Who Will Be

Part I: Theory of Discourse Coherence

► Who will be interested: Anyone who has knowledge of linguistic structures and is interested in learning how single sentences interact within a piece of text.

► Prerequisites:
– Basic knowledge of and interest in language structures
– Basic knowledge of automatic text processing
– A working laptop

Part II: Shallow Discourse Parsing

► Who will be interested: Anyone who loves processing linguistic structures programmatically and who is interested in learning to process text beyond single sentences.

► Prerequisites:
– All of the prerequisites listed for Part I
– Programming in Python
The data and software for Part II will be sent to the registered participants via email.


Utterances in natural language do not occur in isolation, but rather are part of larger texts or conversations. A central notion of such larger discourses is coherence, the relatedness of utterances to each other. In the first part of this workshop, I will introduce a shallow model of discourse coherence based on discourse relations, such as CAUSE or PRECEDENCE. These discourse relations are typically marked by words or phrases called connectives. In practical exercises, we will discuss the notion of connectives and explore corpora annotated for discourse coherence.

The second part of the workshop addresses the computational task of automatically identifying the shallow discourse structure of texts (shallow discourse parsing). I will present different existing approaches to this task. We will try out available discourse parsers on the text and determine their advantages and disadvantages. Finally, we will work on implementing a module of a discourse parser together.

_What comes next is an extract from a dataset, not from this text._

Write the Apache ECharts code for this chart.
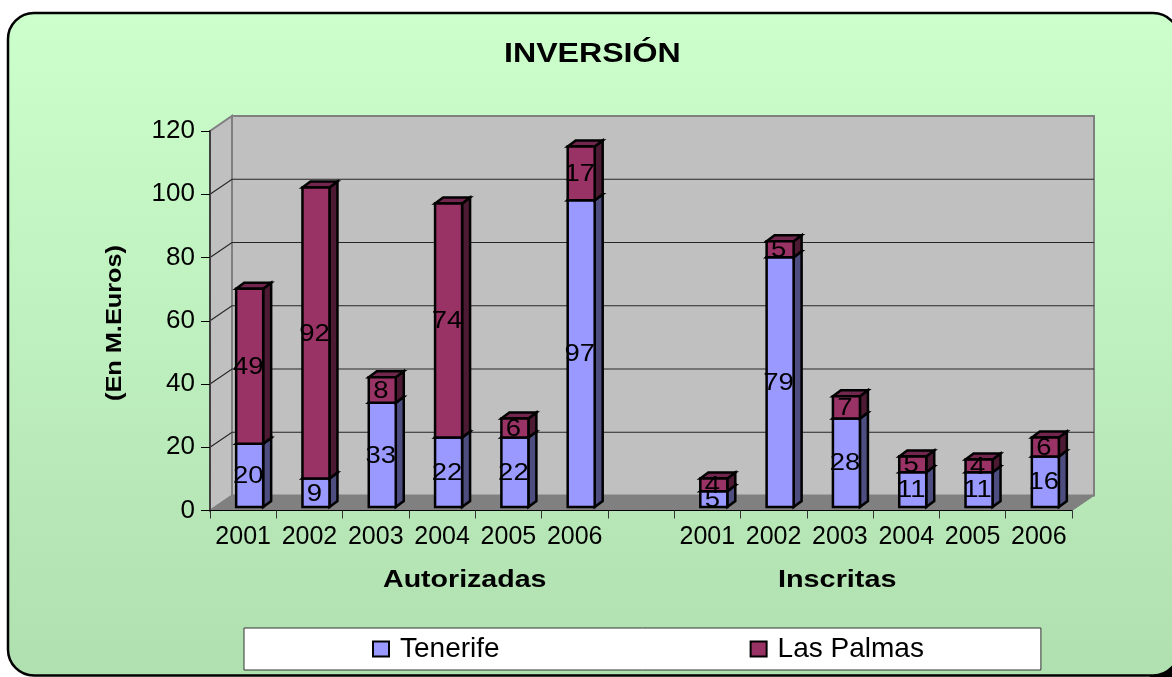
<!DOCTYPE html>
<html>
<head>
<meta charset="utf-8">
<title>Inversión</title>
<style>
  html, body { margin: 0; padding: 0; background: #fff; }
  #chart { width: 1172px; height: 677px; }
</style>
<script src="https://cdn.jsdelivr.net/npm/echarts@6/dist/echarts.min.js"></script>
</head>
<body>
<div id="chart"></div>
<script>
const categories = ['2001', '2002', '2003', '2004', '2005', '2006', '', '2001', '2002', '2003', '2004', '2005', '2006']
const tenerife = [20, 9, 33, 22, 22, 97, null, 5, 79, 28, 11, 11, 16]
const lasPalmas = [49, 92, 8, 74, 6, 17, null, 4, 5, 7, 5, 4, 6]
const yTicks = [0, 20, 40, 60, 80, 100, 120]
const FONT = '"Liberation Sans", Arial, sans-serif'

// fake 3D: depth of the chart box and of each bar, in px
const BOX_DX = 22
const BOX_DY = -15
const BAR_DX = 8
const BAR_DY = -6
const BAR_SHIFT_X = 6.5
const BAR_SHIFT_Y = -3.5
const BAR_W = 27

function poly(points, fill, stroke, lineWidth) {
  return {
    type: 'polygon',
    shape: { points: points },
    style: { fill: fill, stroke: stroke, lineWidth: lineWidth }
  }
}

// side wall, back wall and floor
function renderWalls(params, api) {
  const cs = params.coordSys
  const x0 = cs.x
  const x1 = cs.x + cs.width
  const yTop = api.coord([0, 120])[1]
  const yBase = api.coord([0, 0])[1]
  return {
    type: 'group',
    children: [
      poly([[x0, yTop], [x0 + BOX_DX, yTop + BOX_DY], [x0 + BOX_DX, yBase + BOX_DY], [x0, yBase]], '#C0C0C0', '#808080', 2),
      poly([[x0 + BOX_DX, yTop + BOX_DY], [x1 + BOX_DX, yTop + BOX_DY], [x1 + BOX_DX, yBase + BOX_DY], [x0 + BOX_DX, yBase + BOX_DY]], '#C0C0C0', '#808080', 2),
      poly([[x0, yBase], [x0 + BOX_DX, yBase + BOX_DY], [x1 + BOX_DX, yBase + BOX_DY], [x1, yBase]], '#808080', '#808080', 1)
    ]
  }
}

// grid lines run along the side wall and then the back wall
function renderGrid(params, api) {
  const cs = params.coordSys
  const x0 = cs.x
  const x1 = cs.x + cs.width
  const y = api.coord([0, api.value(0)])[1]
  return {
    type: 'polyline',
    shape: { points: [[x0, y], [x0 + BOX_DX, y + BOX_DY], [x1 + BOX_DX, y + BOX_DY]] },
    style: { fill: 'none', stroke: '#262626', lineWidth: 1.2 }
  }
}

function renderBar(colors) {
  return function (params, api) {
    if (api.value(1) === api.value(2)) return null
    const cx = api.coord([api.value(0), 0])[0] + BAR_SHIFT_X
    const yBot = api.coord([0, api.value(1)])[1] + BAR_SHIFT_Y
    const yTop = api.coord([0, api.value(2)])[1] + BAR_SHIFT_Y
    const l = cx - BAR_W / 2
    const r = cx + BAR_W / 2
    return {
      type: 'group',
      children: [
        poly([[r, yBot], [r + BAR_DX, yBot + BAR_DY], [r + BAR_DX, yTop + BAR_DY], [r, yTop]], colors.side, '#000', 2.5),
        poly([[l, yTop], [l + BAR_DX, yTop + BAR_DY], [r + BAR_DX, yTop + BAR_DY], [r, yTop]], colors.top, '#000', 2.5),
        poly([[l, yBot], [r, yBot], [r, yTop], [l, yTop]], colors.front, '#000', 2.5),
        {
          type: 'text',
          x: cx - 1.5,
          y: (yBot + yTop) / 2 + 1,
          scaleX: 1.12,
          style: {
            text: String(api.value(2) - api.value(1)),
            fill: '#000',
            font: '24.5px ' + FONT,
            align: 'center',
            verticalAlign: 'middle'
          }
        }
      ]
    }
  }
}

// the original text is stretched sideways
function stretchedText(text, x, y, size, stretch) {
  return {
    type: 'text',
    x: x,
    y: y,
    scaleX: stretch,
    style: { text: text, fill: '#000', font: 'bold ' + size + 'px ' + FONT, align: 'left', verticalAlign: 'middle' }
  }
}

// [category, from, to] for each stacked segment
const tenerifeData = tenerife.map((v, i) => [i, 0, v || 0])
const lasPalmasData = lasPalmas.map((v, i) => [i, tenerife[i] || 0, (tenerife[i] || 0) + (v || 0)])

const chart = echarts.init(document.getElementById('chart'))
chart.setOption({
  animation: false,
  textStyle: { fontFamily: FONT },
  graphic: {
    elements: [
      // black notch outside the rounded corner, bottom right
      {
        type: 'rect',
        z: -11,
        shape: { x: 1150, y: 655, width: 22, height: 22 },
        style: { fill: '#000' }
      },
      {
        type: 'rect',
        z: -10,
        shape: { x: 8, y: 13, width: 1171, height: 662.5, r: 26 },
        style: {
          fill: {
            type: 'linear', x: 0, y: 0, x2: 0, y2: 1,
            colorStops: [{ offset: 0, color: '#CCFFCC' }, { offset: 1, color: '#B0DFB0' }]
          },
          stroke: '#000',
          lineWidth: 2.5
        }
      },
      stretchedText('INVERSIÓN', 504, 55, 27, 1.19),
      stretchedText('Autorizadas', 383, 580, 24, 1.19),
      stretchedText('Inscritas', 778, 580, 24, 1.2),
      {
        type: 'text',
        x: 115,
        y: 323,
        rotation: Math.PI / 2,
        scaleX: 1.15,
        style: { text: '(En M.Euros)', fill: '#000', font: 'bold 22px ' + FONT, align: 'center', verticalAlign: 'middle' }
      }
    ]
  },
  legend: {
    left: 244,
    top: 628,
    data: ['Tenerife', 'Las Palmas'],
    icon: 'rect',
    itemWidth: 16,
    itemHeight: 15,
    itemGap: 250,
    padding: [7, 117, 7, 128],
    backgroundColor: '#fff',
    borderColor: '#333',
    borderWidth: 1,
    textStyle: { color: '#000', fontSize: 28, padding: [0, 0, 0, 6] }
  },
  grid: { left: 210, right: 100, top: 131, bottom: 166.5 },
  xAxis: {
    type: 'category',
    data: categories,
    z: 5,
    axisLine: { lineStyle: { color: '#000', width: 1 } },
    axisTick: { show: true, length: 8, alignWithLabel: false, interval: 0, lineStyle: { color: '#333' } },
    axisLabel: { interval: 0, color: '#000', fontSize: 25, margin: 14 },
    splitLine: { show: false }
  },
  yAxis: {
    type: 'value',
    min: 0,
    max: 120,
    interval: 20,
    z: 5,
    axisLine: { show: true, lineStyle: { color: '#404040', width: 2 } },
    axisTick: { show: true, length: 9, lineStyle: { color: '#000' } },
    axisLabel: { color: '#000', fontSize: 26, margin: 15, padding: [5, 0, 0, 0] },
    splitLine: { show: false }
  },
  series: [
    { type: 'custom', name: 'walls', renderItem: renderWalls, data: [[0]], silent: true, z: 1 },
    { type: 'custom', name: 'grid', renderItem: renderGrid, data: yTicks.slice(1, -1).map(v => [v]), silent: true, z: 2, encode: { y: 0 } },
    {
      type: 'custom',
      name: 'Tenerife',
      renderItem: renderBar({ front: '#9999FF', side: '#4D4D80', top: '#7373BF' }),
      data: tenerifeData,
      encode: { x: 0, y: 2 },
      itemStyle: { color: '#9999FF', borderColor: '#000', borderWidth: 2 },
      z: 3
    },
    {
      type: 'custom',
      name: 'Las Palmas',
      renderItem: renderBar({ front: '#993366', side: '#4D1A33', top: '#73264D' }),
      data: lasPalmasData,
      encode: { x: 0, y: 2 },
      itemStyle: { color: '#993366', borderColor: '#000', borderWidth: 2 },
      z: 4
    }
  ]
})
</script>
</body>
</html>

Tatjana Scheffler teaches computational linguistics in the Department of Linguistics at the University of Potsdam, Germany. She received her Ph.D. in Linguistics from the University of Pennsylvania and has worked as a researcher in intelligent multimodal interfaces at the German Research Center for Artificial Intelligence (DFKI). Her research interests are discourse structure, the analysis of social media conversations, and computational social science. Her methods include formal theoretical linguistics as well as corpus and computational linguistics. She is Co-PI of the research project “Discourse Strategies across Social Media,” investigating discourse-level linguistic variability within the Collaborative Research Cluster on “Limits of Variability in Language” at the University of Potsdam.